Robert Curtis Lewis (born March 4, 1947, Akron, Ohio) is a founding member (along with Gerald Casale and Mark Mothersbaugh) of the New Wave band Devo. He played basketball briefly for Bobby Knight at Cuyahoga Falls High School, was a National Merit Scholar at Kent State University, and the first student at the university to earn a degree in anthropology, graduating shortly after the Kent State shootings on May 4, 1970. In 1971, Lewis, along with Devo co-founder Gerald Casale and Peter Gregg, recorded three proto-Devo songs, I Been Refused, I Need A Chick and Auto Mowdown, on primitive recording equipment located over Guido's Pizza Shop in Kent, Ohio.

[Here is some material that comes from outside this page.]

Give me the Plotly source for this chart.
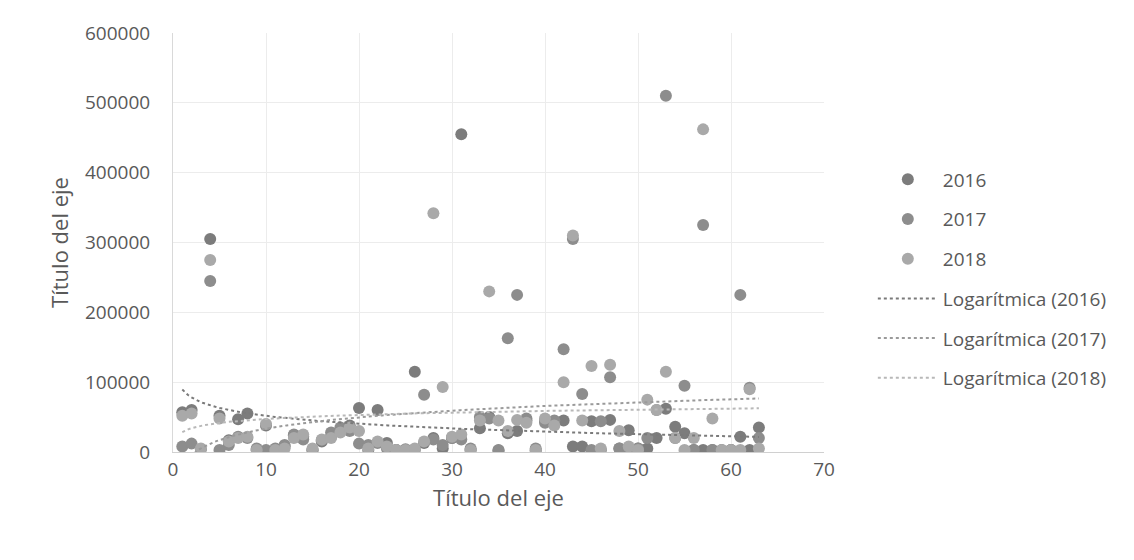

Lewis and Gerald Casale were the originators of the concept of de-evolution, writing seminal tracts in the now-defunct LA Staff, and later formed the band with Mark Mothersbaugh. Lewis studied poetry with Black Mountain poet Ed Dorn, British poet Eric Mottram and Robert Bertholf, an English professor at Kent who later was named the curator of the poetry collection and Charles D. Abbot Scholar at the University at Buffalo. In 1978, after Devo signed a multi-million dollar multi-album contract with Warner Brothers Records, co-founder Lewis asked for credit and compensation for his contributions to the band. The band refused to negotiate, and sued Lewis in Los Angeles Superior Court, seeking a declaratory judgment stating Lewis had no rights to the name or theory of De-evolution. Lewis then filed an action in United States District Court for the Northern District of Ohio, alleging theft of intellectual property. During discovery, Lewis produced articles, promotional materials, documentary evidence and an interview recorded at the Akron Art Institute following the premiere of In the Beginning was the End in which Mothersbaugh and other band members credited Lewis with developing the theory of de-evolution, and the band quickly settled for an undisclosed sum.
He wrote and performed as Hurricane Bob on the New Wave Akron compilation album, Bowling Balls from Hell, and worked on videos with New Wave groups Tin Huey, Hammer Damage and Human Switchboard. In the 1980s, when working as a consultant in Damascus, Syria, he was Middle East Correspondent for Rolling Stock magazine, published by Ed and Jennifer Dunbar Dorn. His poetry has been published in Creedences, Shelley's and the Poetry Review, when Eric Mottram was editor. As a result of his experiences during the Devo litigation, Lewis began consulting with trial lawyers, doing legal research and writing, and writing commentary on cultural and political issues.